--- Start Data lines ---

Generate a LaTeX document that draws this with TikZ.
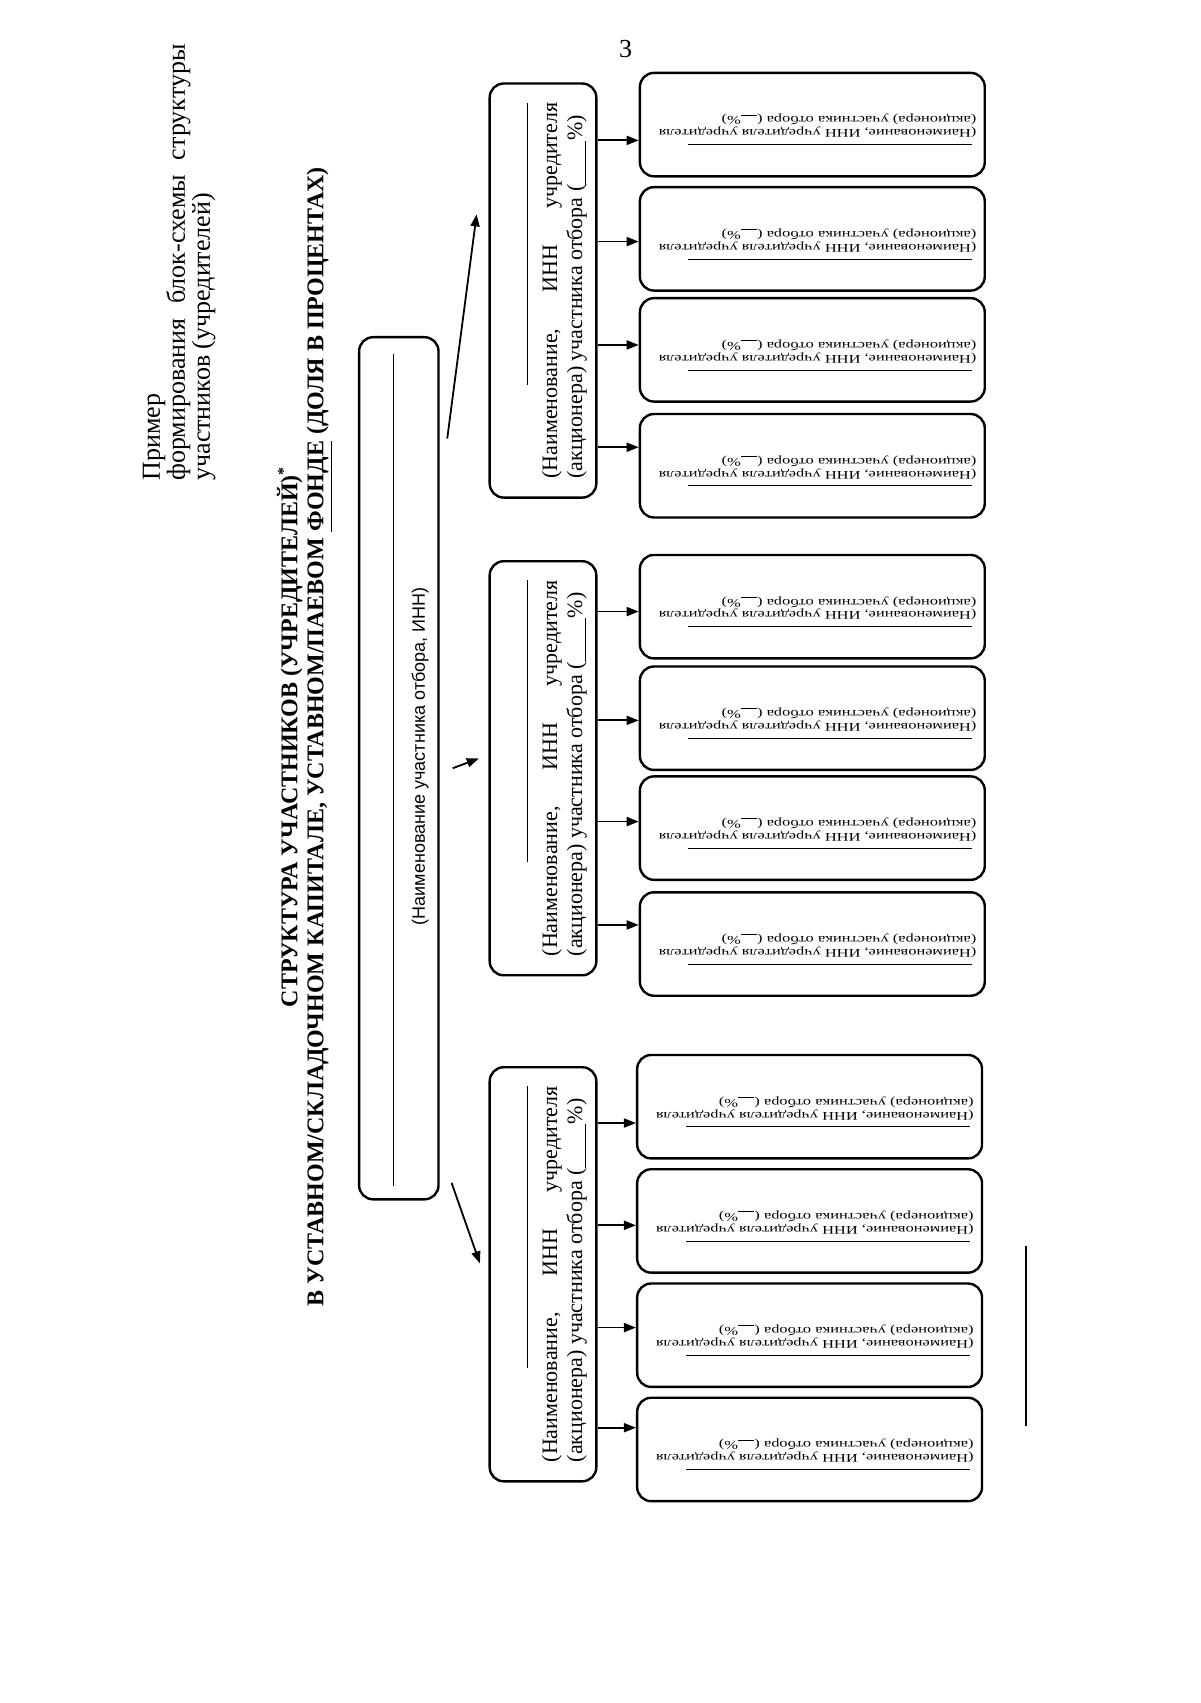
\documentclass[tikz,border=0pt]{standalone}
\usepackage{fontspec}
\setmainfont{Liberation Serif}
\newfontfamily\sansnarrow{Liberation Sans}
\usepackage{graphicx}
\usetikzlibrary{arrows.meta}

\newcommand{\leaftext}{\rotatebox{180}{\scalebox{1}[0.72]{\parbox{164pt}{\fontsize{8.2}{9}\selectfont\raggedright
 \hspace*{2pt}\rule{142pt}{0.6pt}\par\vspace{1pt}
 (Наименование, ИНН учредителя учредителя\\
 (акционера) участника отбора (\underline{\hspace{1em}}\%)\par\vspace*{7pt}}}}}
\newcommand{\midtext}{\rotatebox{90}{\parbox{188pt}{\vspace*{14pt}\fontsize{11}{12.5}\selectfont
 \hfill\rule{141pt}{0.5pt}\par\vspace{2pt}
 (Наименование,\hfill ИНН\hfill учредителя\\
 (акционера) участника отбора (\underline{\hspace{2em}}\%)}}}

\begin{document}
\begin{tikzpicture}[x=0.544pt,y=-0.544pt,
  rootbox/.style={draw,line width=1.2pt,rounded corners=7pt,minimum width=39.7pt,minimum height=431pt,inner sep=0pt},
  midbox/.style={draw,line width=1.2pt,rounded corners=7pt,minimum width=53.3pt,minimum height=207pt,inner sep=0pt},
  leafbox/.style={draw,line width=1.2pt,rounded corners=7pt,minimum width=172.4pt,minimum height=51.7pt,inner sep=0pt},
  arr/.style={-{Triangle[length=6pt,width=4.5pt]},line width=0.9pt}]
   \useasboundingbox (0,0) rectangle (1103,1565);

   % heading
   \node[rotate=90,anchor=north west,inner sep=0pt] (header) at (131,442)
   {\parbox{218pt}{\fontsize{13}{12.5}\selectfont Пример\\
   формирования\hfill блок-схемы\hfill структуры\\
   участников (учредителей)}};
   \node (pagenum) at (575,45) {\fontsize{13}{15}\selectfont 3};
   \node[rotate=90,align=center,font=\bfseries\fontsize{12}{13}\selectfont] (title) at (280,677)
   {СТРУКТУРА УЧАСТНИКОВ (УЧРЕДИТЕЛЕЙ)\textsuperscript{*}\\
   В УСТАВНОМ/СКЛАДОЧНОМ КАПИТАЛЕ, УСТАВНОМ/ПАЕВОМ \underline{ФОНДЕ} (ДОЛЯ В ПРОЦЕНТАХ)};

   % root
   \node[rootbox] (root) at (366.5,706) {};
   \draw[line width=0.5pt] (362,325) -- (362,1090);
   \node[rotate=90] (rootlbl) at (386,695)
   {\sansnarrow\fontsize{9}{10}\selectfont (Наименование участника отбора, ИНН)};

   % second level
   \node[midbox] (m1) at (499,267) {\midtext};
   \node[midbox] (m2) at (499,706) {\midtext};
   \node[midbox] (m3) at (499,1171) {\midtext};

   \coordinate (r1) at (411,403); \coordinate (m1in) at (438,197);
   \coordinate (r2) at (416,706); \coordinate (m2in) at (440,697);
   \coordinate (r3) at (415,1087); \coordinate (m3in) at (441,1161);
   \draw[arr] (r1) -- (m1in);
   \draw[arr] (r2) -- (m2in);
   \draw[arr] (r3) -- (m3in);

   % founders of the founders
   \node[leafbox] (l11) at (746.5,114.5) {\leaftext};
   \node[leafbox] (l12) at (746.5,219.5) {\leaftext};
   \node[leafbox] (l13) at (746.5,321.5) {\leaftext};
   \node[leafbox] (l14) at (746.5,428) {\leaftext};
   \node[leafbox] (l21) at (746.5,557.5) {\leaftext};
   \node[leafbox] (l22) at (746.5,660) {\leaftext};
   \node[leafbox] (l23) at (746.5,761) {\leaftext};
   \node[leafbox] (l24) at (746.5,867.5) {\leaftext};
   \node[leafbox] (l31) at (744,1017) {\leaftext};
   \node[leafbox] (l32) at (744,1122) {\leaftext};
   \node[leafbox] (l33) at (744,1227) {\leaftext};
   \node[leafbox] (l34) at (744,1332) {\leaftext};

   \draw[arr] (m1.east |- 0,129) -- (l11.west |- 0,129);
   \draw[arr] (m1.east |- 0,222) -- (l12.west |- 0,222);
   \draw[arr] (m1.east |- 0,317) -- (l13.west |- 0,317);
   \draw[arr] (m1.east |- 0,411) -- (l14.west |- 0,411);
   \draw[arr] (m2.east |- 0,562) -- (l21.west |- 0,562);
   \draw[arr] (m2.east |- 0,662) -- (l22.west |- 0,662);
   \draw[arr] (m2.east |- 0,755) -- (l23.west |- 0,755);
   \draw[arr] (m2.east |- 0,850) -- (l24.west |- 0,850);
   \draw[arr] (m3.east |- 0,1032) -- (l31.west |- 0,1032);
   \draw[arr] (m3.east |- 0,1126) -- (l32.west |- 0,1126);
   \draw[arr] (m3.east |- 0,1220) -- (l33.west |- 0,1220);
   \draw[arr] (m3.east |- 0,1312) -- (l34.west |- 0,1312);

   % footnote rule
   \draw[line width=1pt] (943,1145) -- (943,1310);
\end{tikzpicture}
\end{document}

--- End Data lines ---

__Problem to work on__. Reproduce the material above in full and without alteration, but skip all pictures.

__Complete answer__.
Generate a LaTeX document that draws this with TikZ.
\documentclass[tikz,border=0pt]{standalone}
\usepackage{fontspec}
\setmainfont{Liberation Serif}
\newfontfamily\sansnarrow{Liberation Sans}
\usepackage{graphicx}
\usetikzlibrary{arrows.meta}

\newcommand{\leaftext}{\rotatebox{180}{\scalebox{1}[0.72]{\parbox{164pt}{\fontsize{8.2}{9}\selectfont\raggedright
 \hspace*{2pt}\rule{142pt}{0.6pt}\par\vspace{1pt}
 (Наименование, ИНН учредителя учредителя\\
 (акционера) участника отбора (\underline{\hspace{1em}}\%)\par\vspace*{7pt}}}}}
\newcommand{\midtext}{\rotatebox{90}{\parbox{188pt}{\vspace*{14pt}\fontsize{11}{12.5}\selectfont
 \hfill\rule{141pt}{0.5pt}\par\vspace{2pt}
 (Наименование,\hfill ИНН\hfill учредителя\\
 (акционера) участника отбора (\underline{\hspace{2em}}\%)}}}

\begin{document}
\begin{tikzpicture}[x=0.544pt,y=-0.544pt,
  rootbox/.style={draw,line width=1.2pt,rounded corners=7pt,minimum width=39.7pt,minimum height=431pt,inner sep=0pt},
  midbox/.style={draw,line width=1.2pt,rounded corners=7pt,minimum width=53.3pt,minimum height=207pt,inner sep=0pt},
  leafbox/.style={draw,line width=1.2pt,rounded corners=7pt,minimum width=172.4pt,minimum height=51.7pt,inner sep=0pt},
  arr/.style={-{Triangle[length=6pt,width=4.5pt]},line width=0.9pt}]
   \useasboundingbox (0,0) rectangle (1103,1565);

   % heading
   \node[rotate=90,anchor=north west,inner sep=0pt] (header) at (131,442)
   {\parbox{218pt}{\fontsize{13}{12.5}\selectfont Пример\\
   формирования\hfill блок-схемы\hfill структуры\\
   участников (учредителей)}};
   \node (pagenum) at (575,45) {\fontsize{13}{15}\selectfont 3};
   \node[rotate=90,align=center,font=\bfseries\fontsize{12}{13}\selectfont] (title) at (280,677)
   {СТРУКТУРА УЧАСТНИКОВ (УЧРЕДИТЕЛЕЙ)\textsuperscript{*}\\
   В УСТАВНОМ/СКЛАДОЧНОМ КАПИТАЛЕ, УСТАВНОМ/ПАЕВОМ \underline{ФОНДЕ} (ДОЛЯ В ПРОЦЕНТАХ)};

   % root
   \node[rootbox] (root) at (366.5,706) {};
   \draw[line width=0.5pt] (362,325) -- (362,1090);
   \node[rotate=90] (rootlbl) at (386,695)
   {\sansnarrow\fontsize{9}{10}\selectfont (Наименование участника отбора, ИНН)};

   % second level
   \node[midbox] (m1) at (499,267) {\midtext};
   \node[midbox] (m2) at (499,706) {\midtext};
   \node[midbox] (m3) at (499,1171) {\midtext};

   \coordinate (r1) at (411,403); \coordinate (m1in) at (438,197);
   \coordinate (r2) at (416,706); \coordinate (m2in) at (440,697);
   \coordinate (r3) at (415,1087); \coordinate (m3in) at (441,1161);
   \draw[arr] (r1) -- (m1in);
   \draw[arr] (r2) -- (m2in);
   \draw[arr] (r3) -- (m3in);

   % founders of the founders
   \node[leafbox] (l11) at (746.5,114.5) {\leaftext};
   \node[leafbox] (l12) at (746.5,219.5) {\leaftext};
   \node[leafbox] (l13) at (746.5,321.5) {\leaftext};
   \node[leafbox] (l14) at (746.5,428) {\leaftext};
   \node[leafbox] (l21) at (746.5,557.5) {\leaftext};
   \node[leafbox] (l22) at (746.5,660) {\leaftext};
   \node[leafbox] (l23) at (746.5,761) {\leaftext};
   \node[leafbox] (l24) at (746.5,867.5) {\leaftext};
   \node[leafbox] (l31) at (744,1017) {\leaftext};
   \node[leafbox] (l32) at (744,1122) {\leaftext};
   \node[leafbox] (l33) at (744,1227) {\leaftext};
   \node[leafbox] (l34) at (744,1332) {\leaftext};

   \draw[arr] (m1.east |- 0,129) -- (l11.west |- 0,129);
   \draw[arr] (m1.east |- 0,222) -- (l12.west |- 0,222);
   \draw[arr] (m1.east |- 0,317) -- (l13.west |- 0,317);
   \draw[arr] (m1.east |- 0,411) -- (l14.west |- 0,411);
   \draw[arr] (m2.east |- 0,562) -- (l21.west |- 0,562);
   \draw[arr] (m2.east |- 0,662) -- (l22.west |- 0,662);
   \draw[arr] (m2.east |- 0,755) -- (l23.west |- 0,755);
   \draw[arr] (m2.east |- 0,850) -- (l24.west |- 0,850);
   \draw[arr] (m3.east |- 0,1032) -- (l31.west |- 0,1032);
   \draw[arr] (m3.east |- 0,1126) -- (l32.west |- 0,1126);
   \draw[arr] (m3.east |- 0,1220) -- (l33.west |- 0,1220);
   \draw[arr] (m3.east |- 0,1312) -- (l34.west |- 0,1312);

   % footnote rule
   \draw[line width=1pt] (943,1145) -- (943,1310);
\end{tikzpicture}
\end{document}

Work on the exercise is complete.